Les Lettres Nouvelles : toutes les littératures

Le numéro 100 des numéros 100 En attendant NadeauIl y eut bien plus de cent numéros, mais il n’y eut jamais de numéro cent. C’est que Les Lettres Nouvelles se renouvellent souvent, changent de formule, comme on le dit d’un médicament. La posologie varie au fil du temps – mensuel (de mars 1953 à février 1959, n°1-68), hebdomadaire (du 4 mars au 30 décembre 1959, n°1-36), bimensuel (de mars 1960 à 1977) – en fonction des éditeurs : Julliard d’abord, puis Denoël.

Maurice Nadeau, le créateur (avec Maurice Saillet) et directeur au long cours, rédige l’ordonnance et administre la dose, façon ni-ni-ni-ni : « Ensemble, nous voulons une revue qui ne soit ni la N.R.F. ni Le Mercure qui renaissent de leur cendre, ni La Table ronde, protégée par Mauriac, ni La Parisienne de Jacques Laurent. »

Les numéros passent, l’envie reste intacte : faire entendre la littérature, toutes les littératures, rien que la littérature. Michaux ouvre le bal, on ne peut rêver meilleur éclaireur, pardon : ratureur : « Rature sur les traits du visage / sur l’empreinte de l’objet / sur la trace du fait… ». S’ensuivent quelques écrivains parmi les meilleurs de leur époque, si ce n’est plus : Lowry, Gombrowicz, Pasternak, Bonnefoy, Barthes, Cayrol, Lanzmann, Prassinos, Prévert, Cummings, et j’en passe. Il y a de la place pour tous et pour tout, pour les extraits de livres à venir, les chroniques, les notes, les coups de cœur et les coups de gueule, sans oublier « La Gazette d’Adrienne Monnier ». Pendant un temps, Les Lettres Nouvelles publient même l’ouvrage d’un auteur qui tient lieu de numéro de la revue : Jean Reverzy verra paraître de cette manière plusieurs de ses livres. Et puis il y a cette idée que la littérature n’est pas chose ethnocentrée, encore moins franco-française. Voyez les numéros consacrés aux écrivains hongrois, néerlandais, canadiens, américains…

Un jour, pourtant, il y eut un numéro sans. Ce n’est pas un numéro raté, ou mal édité, ou oublié, non, c’est même plutôt un bon numéro (qui n’a malgré tout pas de numéro – troisième série oblige) : on y trouve ou retrouve quelques-unes des plumes habituelles (Lucette Finas, Monique Fong, Hélène Cixous, Roger Dadoun…), on (James Stern) nous conte une rencontre avec Lowry, encore lui toujours lui, on nous parle de Raymond Aron, de Joyce et de Nerval.
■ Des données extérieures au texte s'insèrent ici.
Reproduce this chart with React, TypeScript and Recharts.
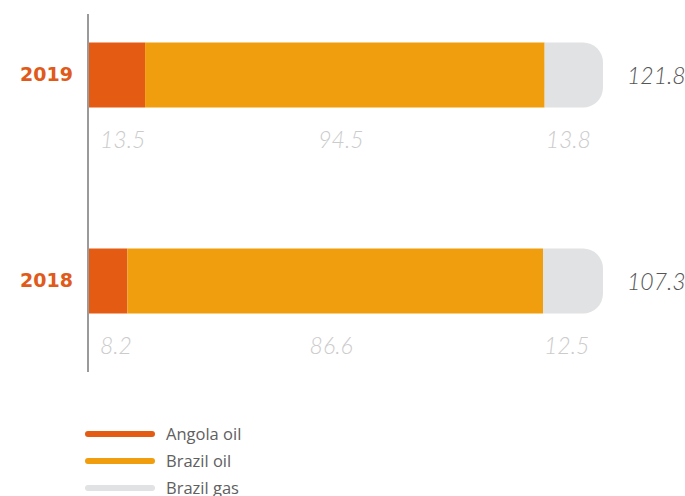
import React from 'react';
import { BarChart, Bar, XAxis, YAxis, LabelList } from 'recharts';

const YEARS = ['2019', '2018'];
const ANGOLA_OIL = [13.5, 8.2];
const BRAZIL_OIL = [94.5, 86.6];
const BRAZIL_GAS = [13.8, 12.5];

const SERIES = [
  { key: 'angola', name: 'Angola oil', color: '#E45B13' },
  { key: 'brazilOil', name: 'Brazil oil', color: '#F09D0E' },
  { key: 'brazilGas', name: 'Brazil gas', color: '#E1E2E3' },
];

const data = YEARS.map((year, i) => ({
  year,
  angola: ANGOLA_OIL[i],
  brazilOil: BRAZIL_OIL[i],
  brazilGas: BRAZIL_GAS[i],
  total: Math.round((ANGOLA_OIL[i] + BRAZIL_OIL[i] + BRAZIL_GAS[i]) * 10) / 10,
}));

const valueFont = { fontFamily: 'Lato, sans-serif', fontStyle: 'italic', fontWeight: 300 };

// labels under each segment; align = where text sits relative to the segment
const segLabel = (align: 'start' | 'middle', dx: number) => (props: any) => {
  const { x, y, width, height, value } = props;
  const tx = align === 'middle' ? x + width / 2 + dx : x + dx;
  return (
    <text x={tx} y={y + height + 31} textAnchor={align} dominantBaseline="central"
      fill="#CBCBCB" fontSize={23} style={valueFont}>
      {value}
    </text>
  );
};

const totalLabel = (props: any) => {
  const { x, y, width, height, value } = props;
  return (
    <text x={x + width + 24} y={y + height / 2} textAnchor="start" dominantBaseline="central"
      fill="#555" fontSize={23} style={valueFont}>
      {value}
    </text>
  );
};

export default function App() {
  return (
    <div style={{ position: 'absolute', left: 0, top: 0, width: 685, height: 496, background: '#fff', overflow: 'hidden' }}>
      <BarChart width={685} height={496} data={data} layout="vertical" stackOffset="expand"
        margin={{ top: 14, right: 82, left: 0, bottom: 124 }}>
        <XAxis type="number" domain={[0, 1]} hide />
        <YAxis type="category" dataKey="year" width={88} padding={{ top: -42.5, bottom: -11.5 }}
          axisLine={{ stroke: '#9a9a9a', strokeWidth: 2 }} tickLine={false} tickMargin={9}
          tick={{ fill: '#E05A1A', fontSize: 19, fontWeight: 700, fontFamily: 'DejaVu Sans, sans-serif' }} />
        <Bar dataKey="angola" name="Angola oil" stackId="a" fill={SERIES[0].color} barSize={65} isAnimationActive={false}>
          <LabelList dataKey="angola" content={segLabel('start', 12)} />
        </Bar>
        <Bar dataKey="brazilOil" name="Brazil oil" stackId="a" fill={SERIES[1].color} barSize={65} isAnimationActive={false}>
          <LabelList dataKey="brazilOil" content={segLabel('middle', -4)} />
        </Bar>
        <Bar dataKey="brazilGas" name="Brazil gas" stackId="a" fill={SERIES[2].color} barSize={65}
          radius={[0, 20, 20, 0]} isAnimationActive={false}>
          <LabelList dataKey="brazilGas" content={segLabel('start', 1)} />
          <LabelList dataKey="total" content={totalLabel} />
        </Bar>
      </BarChart>
      {/* legend drawn outside the chart so it doesn't shrink the plot area */}
      <div style={{ position: 'absolute', left: 85, top: 420 }}>
        {SERIES.map(s => (
          <div key={s.key} style={{ display: 'flex', alignItems: 'center', height: 27 }}>
            <span style={{ width: 70, height: 6, borderRadius: 3, background: s.color, display: 'inline-block' }} />
            <span style={{ marginLeft: 11, fontSize: 16.5, color: '#606060', fontFamily: '"Open Sans", sans-serif' }}>{s.name}</span>
          </div>
        ))}
      </div>
    </div>
  );
}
Mais de quoi s’agit-il alors ? C’est en fait plus que ça… et c’est moins que ça. Il faudrait parler d’un « manquant », d’un « oubli », d’un « blanc », d’un « trou », la texture d’un texte tortureusement drôle, et qui narre les aventures d’un certain Anton Voyl. Ça s’appelle La consultation, ça deviendra le premier chapitre du quatrième roman de Georges Perec, La disparition, qui sera publié quelques mois plus tard, aux… Lettres Nouvelles. Comm  d  bi n  nt ndu.


(À propos de la naissance des Lettres Nouvelles, lire Maurice Nadeau, Grâces leur soient rendues, Albin Michel, 1990.)